Ce fut alors pour la quatrième fois, qu'elle reçut le Sacrement des mourants ; mais l'heure de la délivrance n'était pas encore sonnée, elle devait boire jusqu'à la lie le calice de la souffrance et de l'humiliation ! Son corps pouvait être comparé à celui du saint homme Job, dont la décomposition était une vive image de la corruption du tombeau. Toutefois le bon Maître ne délaissa pas sa fidèle servante ; à diverses reprises, il vint la visiter en viatique jusqu'au moment, où ses facultés s'affaiblissant graduellement, ne lui permirent plus de recevoir cette douce consolation. Le 27 février, vers une heure du matin, notre bien chère Soeur Adélaïde exhala doucement son dernier soupir. Nous avons la douce confiance que la longue carrière si bien remplie de notre regrettée Soeur, lui aura valu un accueil favorable du Souverain Juge. Cependant, Ma Révérende Mère, nous vous prions de vouloir bien lui accorder l'offrande du Saint Sacrifice de la Messe et tout ce que votre charité vous suggérera.
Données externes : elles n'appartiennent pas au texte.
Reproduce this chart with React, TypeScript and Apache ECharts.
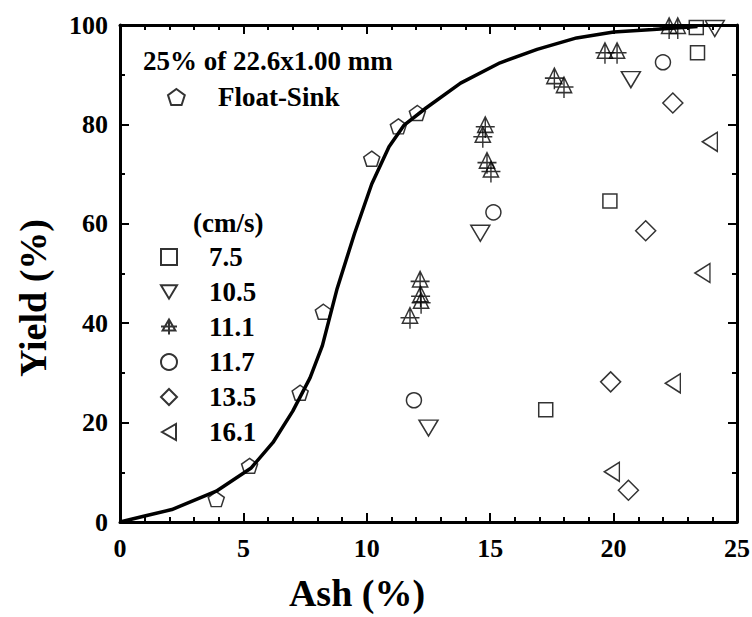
import React, { useEffect, useRef } from "react";
import * as echarts from "echarts";

const FONT = "'Liberation Serif', 'Times New Roman', serif";

// Fitted curve (Ash %, Yield %)
const curveAsh = [0, 1, 2.1, 3.9, 5.3, 6.2, 7.0, 7.7, 8.2, 8.8, 9.5, 10.2, 10.9, 11.5, 12.4, 13.8, 15.4, 16.9, 18.5, 20.0, 21.6, 23.4];
const curveYield = [0, 1.2, 2.5, 6.2, 10.8, 16.0, 22.3, 29.0, 35.5, 47.0, 58.0, 68.0, 75.5, 79.8, 83.3, 88.3, 92.4, 95.1, 97.4, 98.6, 99.1, 99.7];

// Float-Sink
const fsAsh = [3.9, 5.25, 7.3, 8.24, 10.2, 11.28, 12.05];
const fsYield = [4.6, 11.3, 26.0, 42.3, 73.1, 79.6, 82.3];

// Velocities (cm/s)
const v75Ash = [17.25, 19.85, 23.4, 23.35];
const v75Yield = [22.6, 64.6, 94.4, 99.5];

const v105Ash = [12.5, 14.6, 20.7, 24.1];
const v105Yield = [18.9, 58.1, 89.0, 99.3];

const v111Ash = [11.75, 12.16, 12.18, 12.2, 14.7, 14.8, 14.87, 15.03, 17.6, 17.99, 19.65, 20.14, 22.25, 22.6];
const v111Yield = [41.0, 48.3, 45.3, 44.0, 77.4, 79.4, 72.2, 70.4, 89.2, 87.4, 94.3, 94.3, 99.3, 99.3];

const v117Ash = [11.91, 15.13, 22.0];
const v117Yield = [24.5, 62.3, 92.5];

const v135Ash = [20.6, 19.88, 21.3, 22.4];
const v135Yield = [6.4, 28.2, 58.6, 84.3];

const v161Ash = [19.93, 22.4, 23.6, 23.9];
const v161Yield = [10.1, 27.9, 50.1, 76.5];

const speedNames = ["7.5", "10.5", "11.1", "11.7", "13.5", "16.1"];

const xTicks = { min: 0, max: 25, interval: 5 };
const yTicks = { min: 0, max: 100, interval: 20 };

const zip = (a: number[], b: number[]) => a.map((v, i) => [v, b[i]]);

const PENTAGON = "path://M10,0 L19.5,6.9 L15.9,18.1 L4.1,18.1 L0.5,6.9 Z";
const TRI_DOWN = "path://M0,0 L18,0 L9,15 Z";
const TRI_LEFT = "path://M0,8 L14,0 L14,16 Z";
const TRI_CROSS = "path://M10,0 L2,14 L18,14 Z M0,9 L20,9 M10,0 L10,19";

export default function App() {
  const ref = useRef<HTMLDivElement>(null);
  useEffect(() => {
    document.body.style.margin = "0";
    if (!ref.current) return;
    const chart = echarts.init(ref.current, undefined, { renderer: "svg" });
    const itemStyle = { color: "rgba(0,0,0,0)", borderColor: "#000", borderWidth: 1.5 };
    const scatter = (name: string, a: number[], b: number[], symbol: string, size: any) => ({
      name,
      type: "scatter",
      data: zip(a, b),
      symbol,
      symbolSize: size,
      itemStyle,
      z: 3,
    });
    const axisCommon = {
      type: "value",
      axisLine: { show: true, onZero: false, lineStyle: { color: "#000", width: 3 } },
      axisTick: { show: true, inside: true, length: 9, lineStyle: { color: "#000", width: 2 } },
      minorTick: { show: true, length: 5, lineStyle: { color: "#000", width: 2 } },
      splitLine: { show: false },
    };
    const labelStyle = { fontFamily: FONT, fontWeight: "bold", fontSize: 26, color: "#000" };
    const legendText = { fontFamily: FONT, fontWeight: "bold", fontSize: 27, color: "#000", lineHeight: 30 };
    chart.setOption({
      animation: false,
      backgroundColor: "#fff",
      grid: { left: 120, right: 15, top: 25, bottom: 95, outerBoundsMode: "none" },
      xAxis: [
        { ...axisCommon, ...xTicks, position: "bottom", minorTick: { ...axisCommon.minorTick, splitNumber: 5 },
          axisLabel: { ...labelStyle, margin: 13 } },
        { ...axisCommon, ...xTicks, position: "top", minorTick: { ...axisCommon.minorTick, splitNumber: 5 },
          axisLabel: { show: false } },
      ],
      yAxis: [
        { ...axisCommon, ...yTicks, position: "left", minorTick: { ...axisCommon.minorTick, splitNumber: 2 },
          axisLabel: { ...labelStyle, margin: 12 } },
        { ...axisCommon, ...yTicks, position: "right", minorTick: { ...axisCommon.minorTick, splitNumber: 2 },
          axisLabel: { show: false } },
      ],
      legend: [
        {
          data: ["Float-Sink"], orient: "vertical", left: 167, top: 82, padding: 0,
          itemWidth: 17, itemHeight: 16, selectedMode: false,
          textStyle: { ...legendText, padding: [0, 0, 0, 28] },
        },
        {
          data: speedNames, orient: "vertical", left: 160, top: 242, padding: 0, itemGap: 5,
          itemWidth: 16, itemHeight: 16, selectedMode: false,
          textStyle: { ...legendText, padding: [0, 0, 0, 27] },
        },
      ],
      graphic: [
        { type: "text", x: 143, y: 61, style: { text: "25% of 22.6x1.00 mm", font: `bold 27px ${FONT}`, fill: "#000", textVerticalAlign: "middle" } },
        { type: "text", x: 193, y: 223, style: { text: "(cm/s)", font: `bold 27px ${FONT}`, fill: "#000", textVerticalAlign: "middle" } },
        { type: "text", x: 357, y: 593, style: { text: "Ash (%)", font: `bold 38px ${FONT}`, fill: "#000", textAlign: "center", textVerticalAlign: "middle" } },
        { type: "text", x: 33, y: 298, rotation: Math.PI / 2, style: { text: "Yield (%)", font: `bold 38px ${FONT}`, fill: "#000", textAlign: "center", textVerticalAlign: "middle" } },
      ],
      series: [
        {
          name: "curve", type: "line", data: zip(curveAsh, curveYield), showSymbol: false, symbol: "none",
          lineStyle: { color: "#000", width: 3.5 }, z: 2,
        },
        scatter("Float-Sink", fsAsh, fsYield, PENTAGON, [16, 15]),
        scatter("7.5", v75Ash, v75Yield, "rect", [14, 14]),
        scatter("10.5", v105Ash, v105Yield, TRI_DOWN, [19, 16]),
        scatter("11.1", v111Ash, v111Yield, TRI_CROSS, [19, 21]),
        scatter("11.7", v117Ash, v117Yield, "circle", [15, 15]),
        scatter("13.5", v135Ash, v135Yield, "diamond", [20, 20]),
        scatter("16.1", v161Ash, v161Yield, TRI_LEFT, [15, 19]),
      ],
    });
    return () => chart.dispose();
  }, []);
  return <div ref={ref} style={{ width: 752, height: 617 }} />;
}
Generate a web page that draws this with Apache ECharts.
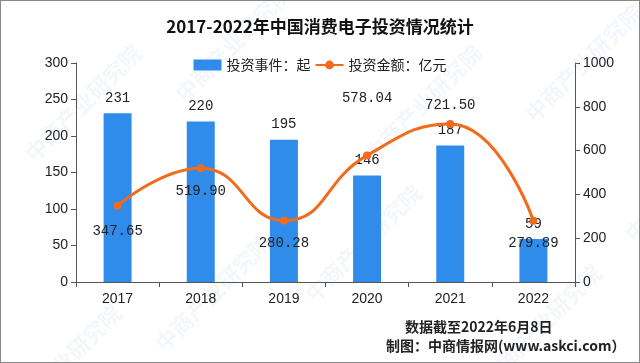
<!DOCTYPE html>
<html><head><meta charset="utf-8">
<script src="https://cdn.jsdelivr.net/npm/echarts@6/dist/echarts.min.js"></script>
<style>html,body{margin:0;padding:0;background:#fff}#c{width:638px;height:361px;border:1px solid #888}</style>
</head><body><div id="c"></div>
<script>
const categories = ['2017','2018','2019','2020','2021','2022'];
const eventCounts = [231, 220, 195, 146, 187, 59];
const amounts = [347.65, 519.90, 280.28, 578.04, 721.50, 279.89];
const leftTicks = [0, 50, 100, 150, 200, 250, 300];
const rightTicks = [0, 200, 400, 600, 800, 1000];
const labelPos = ['bottom','bottom','bottom','top','top','bottom'];
const labelOff = [[0,6],[0,4],[0,4],[0,-38],[0,0],[0,4]];

const chart = echarts.init(document.getElementById('c'));
const numFont = '"Liberation Mono","DejaVu Sans Mono",monospace';
const wm = [];
const wmPos = [[20,40],[150,230],[170,-20],[300,180],[360,40],[480,260],[520,0],[620,120],[0,300],[600,330]];
wmPos.forEach(p => wm.push({type:'text', left:p[0], top:p[1], rotation:Math.PI/4, silent:true, z:-1,
  style:{text:'中商产业研究院', fill:'rgba(120,170,220,0.09)', font:'bold 22px "Noto Sans CJK SC"'}}));
chart.setOption({
  animation:false,
  title:{text:'2017-2022年中国消费电子投资情况统计', left:'center', top:12,
    textStyle:{fontSize:17, fontWeight:'bold', color:'#111', fontFamily:'"Noto Sans CJK SC"'}},
  legend:{top:52, left:'center', itemWidth:28, itemHeight:11, itemGap:4,
    textStyle:{fontSize:14, color:'#222', fontFamily:'"Noto Sans CJK SC"'},
    data:[{name:'投资事件：起', icon:'rect'}, {name:'投资金额：亿元'}]},
  grid:{left:75, right:64, top:62, bottom:80},
  xAxis:{type:'category', data:categories,
    axisLine:{lineStyle:{color:'#555'}}, axisTick:{show:true, length:5, lineStyle:{color:'#555'}},
    axisLabel:{fontSize:14, color:'#222', margin:10, fontFamily:'"Liberation Sans"'}},
  yAxis:[
    {type:'value', min:0, max:300, interval:50, splitLine:{show:false},
     axisLine:{show:true, lineStyle:{color:'#555'}}, axisTick:{show:true, length:5, lineStyle:{color:'#555'}},
     axisLabel:{fontSize:14, color:'#222', margin:8, fontFamily:'"Liberation Sans"', formatter: v => String(v)}},
    {type:'value', min:0, max:1000, interval:200, splitLine:{show:false},
     axisLine:{show:true, lineStyle:{color:'#555'}}, axisTick:{show:true, length:5, lineStyle:{color:'#555'}},
     axisLabel:{fontSize:14, color:'#222', margin:8, fontFamily:'"Liberation Sans"', formatter: v => String(v)}}
  ],
  graphic: wm,
  series:[
    {name:'投资事件：起', type:'bar', yAxisIndex:0, data:eventCounts, barWidth:28,
     itemStyle:{color:'#2f8ceb'},
     label:{show:true, position:'top', distance:8, fontSize:14, color:'#222', fontFamily:numFont}},
    {name:'投资金额：亿元', type:'line', yAxisIndex:1, smooth:0.5, symbol:'circle', symbolSize:8,
     lineStyle:{color:'#f26a1b', width:3}, itemStyle:{color:'#f26a1b'},
     data: amounts.map((v,i)=>({value:v, label:{position:labelPos[i], offset:labelOff[i]}})),
     label:{show:true, fontSize:14, color:'#222', distance:8, fontFamily:numFont,
       formatter: p => p.value.toFixed(2)}}
  ]
});
</script>
<div style="position:absolute;left:0;top:0;width:640px;height:363px;pointer-events:none">
  <div style="position:absolute;left:405px;top:316px;font:bold 14px 'Noto Sans CJK SC';color:#222">数据截至2022年6月8日</div>
  <div style="position:absolute;left:386px;top:335px;font:bold 14px 'Noto Sans CJK SC';color:#222">制图：中商情报网(www.askci.com）</div>
</div>
</body></html>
Elle vous en sera très reconnaissante, ainsi que nous qui avons la grâce de nous dire au pied de la Croix, avec un religieux et profond respect,

Ma Révérende Mère,
Votre humble soeur et servante,
Soeur MARIE GABRIEL DE L'ANNONCIATION, Rse Cte ind.
De notre Monastère de Notre-Dame de Pitié, des Carmélites de Troyes, le 4 mars 1895.